If, on the other hand it's a thread-safe type, like a CEvent in MFC (or equivilent in boost) then you should be fine. This is the best approach: use thread-safe synchronization objects for inter-thread communication, even for simple flags.
Instead of using a member variable to signal that the thread is done, why not use a condition? You are already are using the boost libraries, and condition is part of the thread library.
Check it out. It allows the worker thread to 'signal' that is has finished, and the main thread can check during execution if the condition has been signaled and then do whatever it needs to do with the completed work. There are examples in the link.
As a general case I would neve make the assumption that a resource will only be modified by the thread.

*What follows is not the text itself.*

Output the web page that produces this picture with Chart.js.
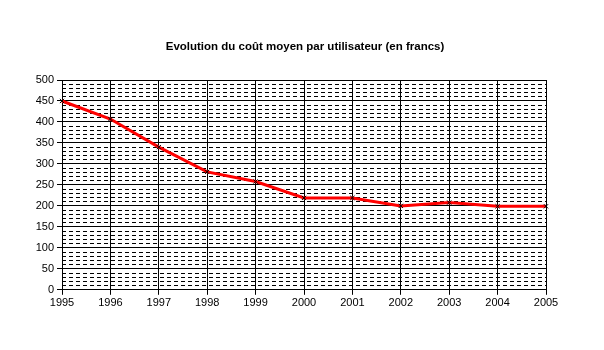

You might know what it is for, however someone else might not - causing no ends of grief as the main thread thinks that the work is done and tries to access data that is not correct! It might even delete it while the worker thread is still using it, and causing the app to crash. Using a condition will help this.
Looking at the thread documentation, you could also call thread.timed_join in the main thread. timed_join will wait for a specified amount for the thread to 'join' (join means that the thread has finsihed)
I don't mean to be presumptive, but it seems like the purpose of your finished_flag variable is to pause the main thread (at some point) until the thread thrd has completed.
The easiest way to do this is to use boost::thread::join
// launch the thread...
thrd = new boost::thread(boost::bind(&myclass::mymethod, this, &finished_flag);
// ... do other things maybe ...
// wait for the thread to complete
thrd.join();
If you really want to get into the details of communication between threads via shared memory, even declaring a variable volatile won't be enough, even if the compiler does use appropriate access semantics to ensure that it won't get a stale version of data after checking the flag. The CPU can issue reads and writes out of order as long (x86 usually doesn't, but PPC definitely does) and there is nothing in C++9x that allows the compiler to generate code to order memory accesses appropriately.
Herb Sutter's Effective Concurrency series has an extremely in depth look at how the C++ world intersects the multicore/multiprocessor world.
Having the thread set a flag (or signal an event) before it exits is a race condition. The thread has not necessarily returned to the OS yet, and may still be executing.
For example, consider a program that loads a dynamic library (pseudocode):
lib = loadLibrary("someLibrary");
fun = getFunction("someFunction");
fun();
unloadLibrary(lib);
And let's suppose that this library uses your thread:
void someFunction() {
volatile bool finished_flag = false;
thrd = new boost::thread(boost::bind(&myclass::mymethod, this, &finished_flag);
while(!finished_flag) { // ignore the polling loop, it's besides the point
sleep();
}
delete thrd;
}
void myclass::mymethod() {
// do stuff
finished_flag = true;
}
When myclass::mymethod() sets finished_flag to true, myclass::mymethod() hasn't returned yet. At the very least, it still has to execute a "return" instruction of some sort (if not much more: destructors, exception handler management, etc.). If the thread executing myclass::mymethod() gets pre-empted before that point, someFunction() will return to the calling program, and the calling program will unload the library. When the thread executing myclass::mymethod() gets scheduled to run again, the address containing the "return" instruction is no longer valid, and the program crashes.
The solution would be for someFunction() to call thrd->join() before returning. This would ensure that the thread has returned to the OS and is no longer executing.